Here Comes Sonora Matancera
Cuban music started to become a worldwide phenomenon in the 1970’s as Salsa took New York City by storm. But even decades before that, Cuba exported musical styles like Bolero, Son, and Guaguancó far and wide across Latin America, which shares a common language and often other cultural traits.
La Sonora Matancera is a very well-known original Cuban musical group. Both instrumentalists and vocalists (including some Colombians) came and went frequently over it’s remarkably long 50+ year history , and plenty of stylistic changes happened over time. Some say that the individuals were not so important to Cuban music as the group itself, which in general became an icon for Cuban music outside of Cuba, and eventually for the New York City latin scene following the Cuban Revolution.
Ahí viene la Sonora Matancera (“Here Comes Sonora Matancera”) is a recording from August, 1970, that was published in Colombia under license from Sonora‘s primary New York label, Seeco. If you look, you may be able to find some cleaner recordings online than the ones I post here.
Total is a bolero, a rhythmic but fantastically romantic style born in Cuba and broadly popular across Latin America. Designed to make you swoon.

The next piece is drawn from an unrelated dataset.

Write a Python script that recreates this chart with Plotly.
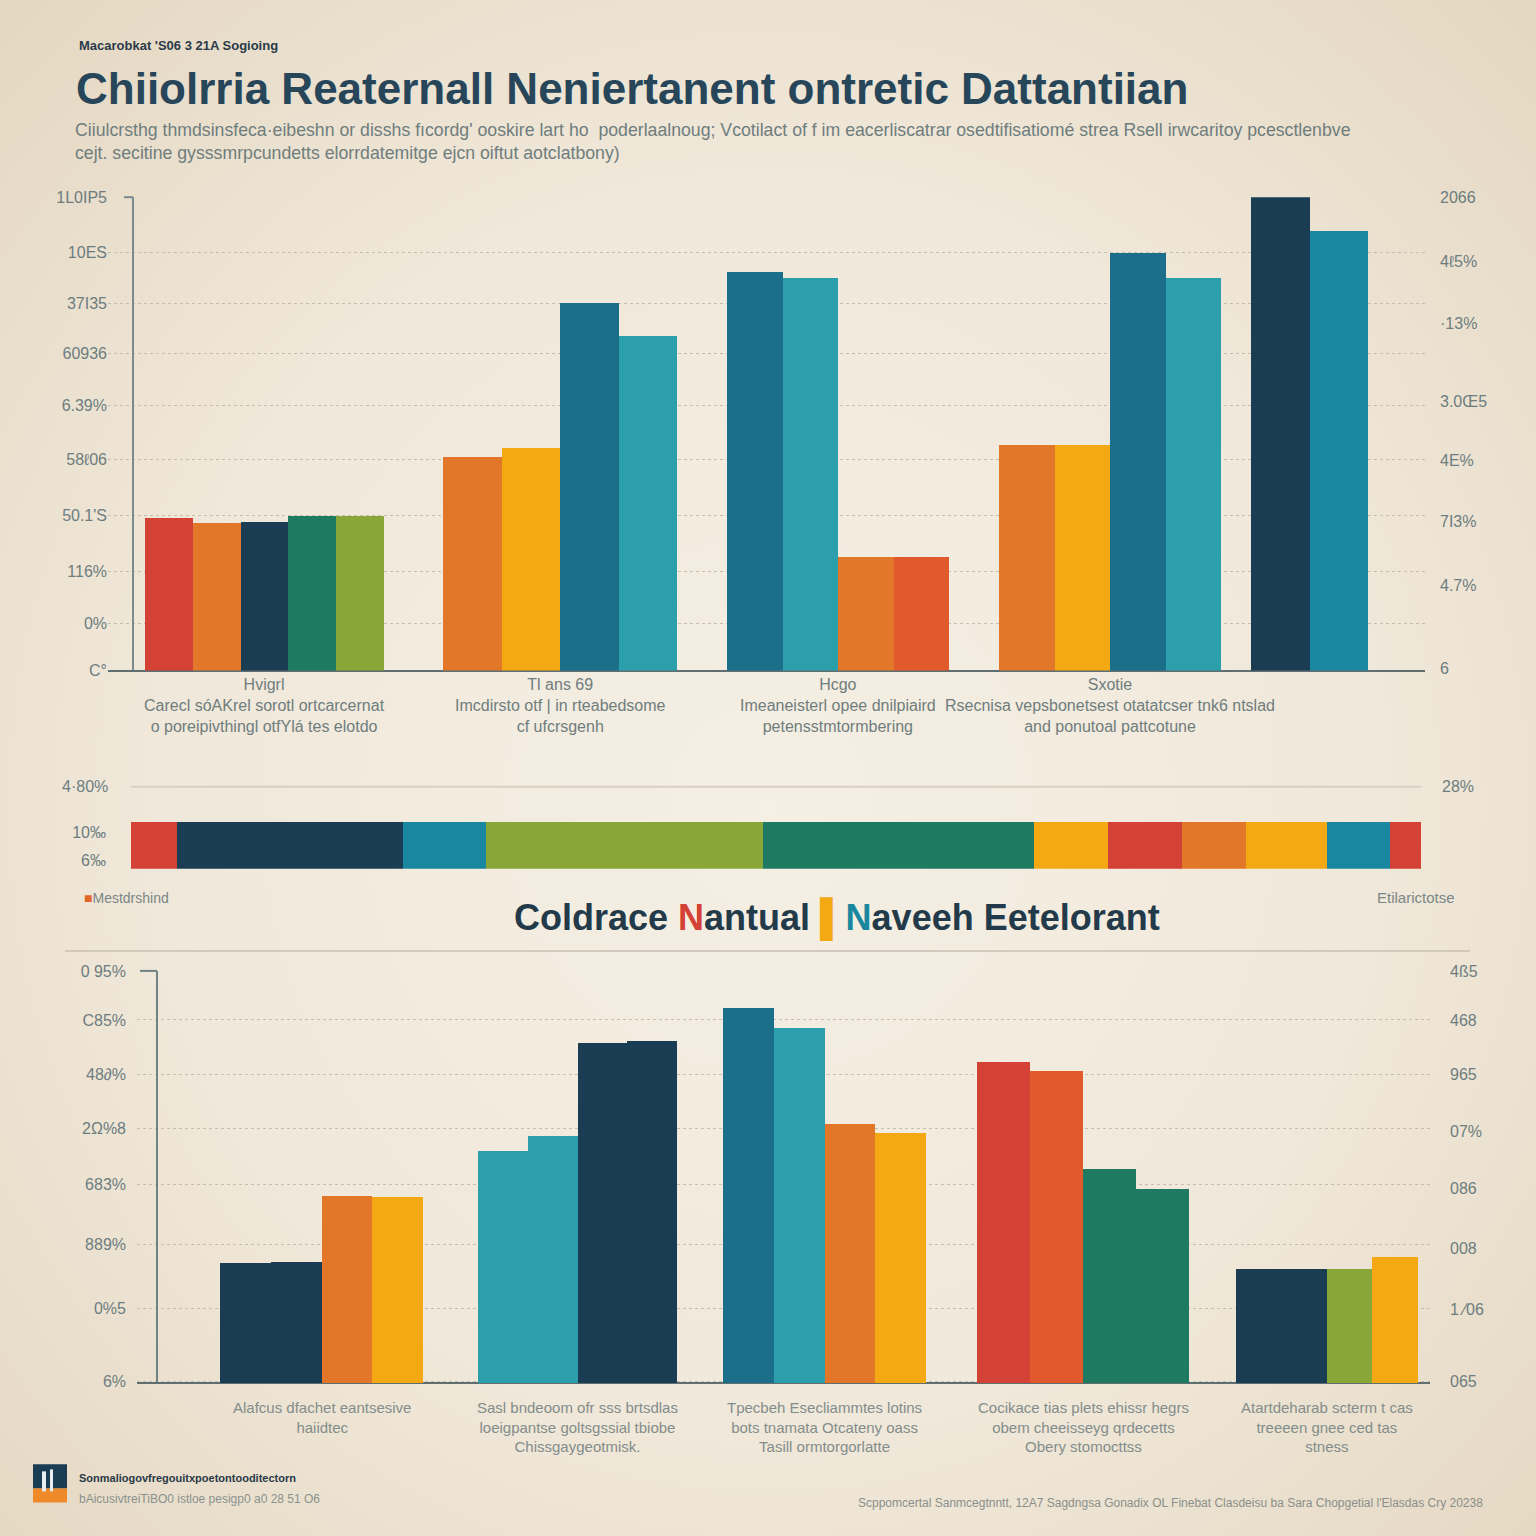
import base64
import plotly.graph_objects as go

W = H = 1536
BG = "#ebe1cf"
INK = "#27465a"
GRAY = "#6d7d7f"
GRID = "#c6beae"

# ---------------- colours ----------------
RED, ORANGE, NAVY, DGREEN, GREEN = "#d44135", "#e2772a", "#1a3d54", "#1f7a62", "#89a638"
AMBER, TBLUE, TEAL, OREDD, TBLUE2 = "#f3a814", "#1b6f8a", "#2b9fab", "#e05a2b", "#1a87a0"

# ---------------- data ----------------
top_group_names = ["Hvigrl", "Tl ans 69", "Hcgo", "Sxotie", ""]
top_group_desc = [
    "Carecl sóAKrel sorotl ortcarcernat<br>o poreipivthingl otfYlá tes elotdo",
    "Imcdirsto otf | in rteabedsome<br>cf ufcrsgenh",
    "Imeaneisterl opee dnilpiaird<br>petensstmtormbering",
    "Rsecnisa vepsbonetsest otatatcser tnk6 ntslad<br>and ponutoal pattcotune",
    "",
]
top_values = [
    [32.3, 31.1, 31.3, 32.6, 32.6],
    [45.2, 47.1, 77.6, 70.6],
    [84.1, 82.9, 24.1, 24.1],
    [47.6, 47.6, 88.2, 82.9],
    [100.0, 92.8],
]
top_left_ticks = [0, 9.9, 20.9, 32.8, 44.6, 56.0, 67.0, 77.6, 88.4, 100]
top_left_labels = ["C°", "0%", "116%", "50.1'S", "58ℓ06", "6.39%", "60936", "37I35", "10ES", "1L0IP5"]
top_right_ticks = [0.4, 18.0, 31.5, 44.4, 56.9, 73.4, 86.5, 100]
top_right_labels = ["6", "4.7%", "7I3%", "4E%", "3.0Œ5", "·13%", "4ℓ5%", "2066"]

strip_values = [3.6, 17.5, 6.4, 21.5, 21.0, 5.7, 5.8, 4.9, 6.3, 4.9, 2.4]

bot_group_desc = [
    "Alafcus dfachet eantsesive<br>haiidtec",
    "Sasl bndeoom ofr sss brtsdlas<br>loeigpantse goltsgssial tbiobe<br>Chissgaygeotmisk.",
    "Tpecbeh Esecliammtes lotins<br>bots tnamata Otcateny oass<br>Tasill ormtorgorlatte",
    "Cocikace tias plets ehissr hegrs<br>obem cheeisseyg qrdecetts<br>Obery stomocttss",
    "Atartdeharab scterm t cas<br>treeeen gnee ced tas<br>stness",
]
bot_values = [
    [29.1, 29.4, 45.4, 45.1],
    [56.3, 60.0, 82.5, 83.0],
    [91.0, 86.2, 62.9, 60.7],
    [77.9, 75.7, 51.9, 47.1],
    [27.7, 27.7, 27.7, 30.6],
]
bot_left_ticks = [0.5, 18.2, 33.7, 48.3, 61.9, 75.0, 88.1, 100]
bot_left_labels = ["6%", "0%5", "889%", "683%", "2Ω%8", "48∂%", "C85%", "0 95%"]
bot_right_ticks = [0.5, 18.0, 32.8, 47.3, 61.2, 75.0, 88.1, 100]
bot_right_labels = ["065", "1 ⁄06", "008", "086", "07%", "965", "468", "4ß5"]

# ---------------- styles ----------------
top_colors = [
    [RED, ORANGE, NAVY, DGREEN, GREEN],
    [ORANGE, AMBER, TBLUE, TEAL],
    [TBLUE, TEAL, ORANGE, OREDD],
    [ORANGE, AMBER, TBLUE, TEAL],
    [NAVY, TBLUE2],
]
strip_colors = [RED, NAVY, TBLUE2, GREEN, DGREEN, AMBER, RED, ORANGE, AMBER, TBLUE2, RED]
bot_colors = [
    [NAVY, NAVY, ORANGE, AMBER],
    [TEAL, TEAL, NAVY, NAVY],
    [TBLUE, TEAL, ORANGE, AMBER],
    [RED, OREDD, DGREEN, DGREEN],
    [NAVY, NAVY, GREEN, AMBER],
]


def place(values, first, gaps, widths):
    xs, ws, centers = [], [], []
    pos = first
    for gi, vals in enumerate(values):
        if gi > 0:
            pos += gaps[gi - 1]
        start = pos
        for _ in vals:
            xs.append(pos + widths[gi] / 2)
            ws.append(widths[gi])
            pos += widths[gi]
        centers.append((start + pos) / 2)
    return xs, ws, centers


def flat(l):
    return [v for sub in l for v in sub]


# the viewer maps figure rows slightly (offset + vertical scale); compensate
VS, VO = 0.988, 8.0


def py(px):  # target screen row -> paper y
    return 1 - ((px - VO) / VS) / H


def pxx(px):  # pixel column -> paper x
    return px / W


tx, tw, tcent = place(top_values, 0.218, [1.073, 0.909, 0.909, 0.545],
                      [0.869, 1.064, 1.009, 1.009, 1.064])
bx, bw, bcent = place(bot_values, 1.248, [1.089, 0.911, 1.01, 0.93],
                      [1.005, 0.985, 1.005, 1.05, 0.90])

fig = go.Figure()

fig.add_trace(go.Bar(x=tx, y=flat(top_values), width=tw,
                     marker=dict(color=flat(top_colors), line=dict(width=0)),
                     xaxis="x", yaxis="y", hoverinfo="skip"))
for v, c in zip(strip_values, strip_colors):
    fig.add_trace(go.Bar(x=[v], y=[0], orientation="h", width=1,
                         marker=dict(color=c, line=dict(width=0)),
                         xaxis="x2", yaxis="y3", hoverinfo="skip"))
fig.add_trace(go.Bar(x=bx, y=flat(bot_values), width=bw,
                     marker=dict(color=flat(bot_colors), line=dict(width=0)),
                     xaxis="x3", yaxis="y4", hoverinfo="skip"))

tickfont = dict(family="Arial", size=16, color=GRAY)

fig.update_layout(
    width=W, height=H, autosize=False,
    margin=dict(l=0, r=0, t=0, b=0),
    paper_bgcolor=BG, plot_bgcolor="rgba(0,0,0,0)",
    showlegend=False, barmode="stack",
    # top chart
    xaxis=dict(domain=[pxx(108), pxx(1425)], range=[-25 / 55, 1292 / 55],
               showgrid=False, showticklabels=False, zeroline=True,
               zerolinecolor="#7b8a8c", zerolinewidth=2, anchor="y"),
    yaxis=dict(domain=[py(670), py(197)], range=[0, 100], anchor="x",
               tickvals=top_left_ticks, ticktext=top_left_labels, tickfont=tickfont,
               showgrid=True, gridcolor=GRID, griddash="dot", gridwidth=1,
               zeroline=True, zerolinecolor="#5f6e70", zerolinewidth=2, ticks=""),
    yaxis2=dict(overlaying="y", side="right", range=[0, 100], anchor="x",
                tickvals=top_right_ticks, ticktext=top_right_labels, tickfont=tickfont,
                showgrid=False, zeroline=False, ticklabelstandoff=14),
    # strip chart
    xaxis2=dict(domain=[pxx(131), pxx(1421)], range=[0, 100], anchor="y3",
                showgrid=False, showticklabels=False, zeroline=False),
    yaxis3=dict(domain=[py(868), py(780)], range=[-0.5, 1.372], anchor="x2",
                tickvals=[0.266, -0.33], ticktext=["10‰", "6‰"], tickfont=tickfont,
                showgrid=False, zeroline=False, ticklabelstandoff=24),
    # bottom chart
    xaxis3=dict(domain=[pxx(137), pxx(1430)], range=[-20 / 50.5, 1273 / 50.5],
                showgrid=False, showticklabels=False, zeroline=True,
                zerolinecolor="#6f8284", zerolinewidth=2, anchor="y4"),
    yaxis4=dict(domain=[py(1382), py(970)], range=[0, 100], anchor="x3",
                tickvals=bot_left_ticks, ticktext=bot_left_labels, tickfont=tickfont,
                showgrid=True, gridcolor=GRID, griddash="dot", gridwidth=1,
                zeroline=True, zerolinecolor="#5f6e70", zerolinewidth=2,
                ticklabelstandoff=10),
    yaxis5=dict(overlaying="y4", side="right", range=[0, 100], anchor="x3",
                tickvals=bot_right_ticks, ticktext=bot_right_labels, tickfont=tickfont,
                showgrid=False, zeroline=False, ticklabelstandoff=19),
)

# dummy traces so the right axes render
fig.add_trace(go.Scatter(x=[None], y=[None], xaxis="x", yaxis="y2", showlegend=False))
fig.add_trace(go.Scatter(x=[None], y=[None], xaxis="x3", yaxis="y5", showlegend=False))

# soft paper vignette behind everything
svg = ("<svg xmlns='http://www.w3.org/2000/svg' width='1536' height='1536'>"
       "<defs><radialGradient id='g' cx='50%' cy='52%' r='72%'>"
       "<stop offset='0%' stop-color='#f5efe4'/><stop offset='55%' stop-color='#f0e8da'/>"
       "<stop offset='100%' stop-color='#e4d7c1'/></radialGradient></defs>"
       "<rect width='1536' height='1536' fill='url(#g)'/></svg>")
fig.add_layout_image(dict(source="data:image/svg+xml;base64," + base64.b64encode(svg.encode()).decode(),
                          xref="paper", yref="paper", x=0, y=1.01, sizex=1, sizey=1.03,
                          sizing="stretch", xanchor="left", yanchor="top", layer="below"))

ann = []


def text(x, y, s, size, color, bold=False, xanchor="left", yanchor="middle", family="Arial"):
    ann.append(dict(xref="paper", yref="paper", x=pxx(x), y=py(y), text=s, showarrow=False,
                    xanchor=xanchor, yanchor=yanchor, align=xanchor if xanchor != "center" else "center",
                    font=dict(family=family, size=size, color=color, weight="bold" if bold else "normal")))


# header
text(77, 45, "Macarobkat 'S06 3 21A Sogioing", 13, "#2a3a48", bold=True)
text(74, 88, "Chiiolrria Reaternall Neniertanent ontretic Dattantiian", 44, INK, bold=True)
text(73, 130, "Ciiulcrsthg thmdsinsfeca·eibeshn or disshs fıcordg' ooskire lart ho  poderlaalnoug; "
              "Vcotilact of f im eacerliscatrar osedtifisatiomé strea Rsell irwcaritoy pcesctlenbve",
     17.7, "#6f7d7d")
text(73, 153, "cejt. secitine gysssmrpcundetts elorrdatemitge ejcn oiftut aotclatbony)", 17.7, "#6f7d7d")

# top category labels
for c, n, d in zip(tcent, top_group_names, top_group_desc):
    if not n:
        continue
    ann.append(dict(xref="x", yref="paper", x=c, y=py(673), yanchor="top", xanchor="center",
                    text=n + "<br>" + d, showarrow=False, align="center",
                    font=dict(family="Arial", size=16, color="#6f7d7d")))

# strip labels
text(110, 786, "4·80%", 16, GRAY, xanchor="right")
text(1440, 786, "28%", 16, GRAY)
text(82, 897, "<span style='color:#e2672a'>■</span>Mestdrshind", 14, "#7a8686")
text(1457, 897, "Etilarictotse", 15, "#7a8686", xanchor="right")
text(837, 918, "Coldrace <span style='color:#d44135'>N</span>antual "
               "<span style='color:#f3a814'>▌</span><span style='color:#1a87a0'>N</span>aveeh Eetelorant",
     36, "#233a4a", bold=True, xanchor="center")

# bottom category labels
for c, d in zip(bcent, bot_group_desc):
    ann.append(dict(xref="x3", yref="paper", x=c, y=py(1396), yanchor="top", xanchor="center",
                    text=d, showarrow=False, align="center",
                    font=dict(family="Arial", size=15, color="#838d8b")))

# footer
text(77, 1477, "Sonmaliogovfregouitxpoetontooditectorn", 11, "#2a3a48", bold=True)
text(77, 1498, "bAicusivtreiTiBO0 istloe pesigp0 a0 28 51 O6", 12, "#8a928e")
text(1485, 1502, "Scppomcertal Sanmcegtnntt, 12A7 Sagdngsa Gonadix OL Finebat Clasdeisu ba "
                 "Sara Chopgetial l'Elasdas Cry 20238", 12, "#8a8f8a", xanchor="right")

fig.update_layout(annotations=ann)

shapes = [
    # strip gridline
    dict(type="line", xref="x2", yref="y3", x0=-0.5, x1=100.5, y0=1.245, y1=1.245,
         line=dict(color="#d8d0c2", width=2)),
    # rule under middle title
    dict(type="line", xref="paper", yref="paper", x0=pxx(65), x1=pxx(1470), y0=py(950), y1=py(950),
         line=dict(color="#c9c1b2", width=1.5)),
    # axis end ticks
    dict(type="line", xref="paper", yref="paper", x0=pxx(140), x1=pxx(157), y0=py(970), y1=py(970),
         line=dict(color="#6f8284", width=2)),
    dict(type="line", xref="paper", yref="paper", x0=pxx(124), x1=pxx(133), y0=py(197), y1=py(197),
         line=dict(color="#7b8a8c", width=2)),
    # logo
    dict(type="rect", xref="paper", yref="paper", x0=pxx(33), x1=pxx(67), y0=py(1487), y1=py(1463),
         fillcolor=NAVY, line=dict(width=0)),
    dict(type="rect", xref="paper", yref="paper", x0=pxx(33), x1=pxx(67), y0=py(1501), y1=py(1487),
         fillcolor="#ee8a2a", line=dict(width=0)),
    dict(type="rect", xref="paper", yref="paper", x0=pxx(42), x1=pxx(46), y0=py(1490), y1=py(1470),
         fillcolor="#e8eef0", line=dict(width=0)),
    dict(type="rect", xref="paper", yref="paper", x0=pxx(50), x1=pxx(53), y0=py(1490), y1=py(1468),
         fillcolor="#e8eef0", line=dict(width=0)),
]
fig.update_layout(shapes=shapes)

fig.write_html("out.html", config={"displayModeBar": False},
               post_script="document.body.style.margin='0';document.body.style.overflow='hidden';")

Besito de coco (“A Little Kiss of Coconut”) has a very Cuban sound. Listen: instead of the churning beat of the Colombian cumbia you hear constantly on this site, there is a crisp cowbell on each quarter-note to mark your step. In the background, a piano melody swings back and forth once every eight-beat phrase. It’s not salsa, but it is not at all unlike salsa.
La equivocada (“She Who is Mistaken”) feels pretty upbeat, but if you speak Spanish, you’ll realize that it’s an awfully aggressive tirade against a former lover. Includes harsh one-liners such as: “I no longer care about your life” and “you aren’t worth one penny”. Still groovy though. Nothing like a latin lover/musician to make your break-up a danceable one.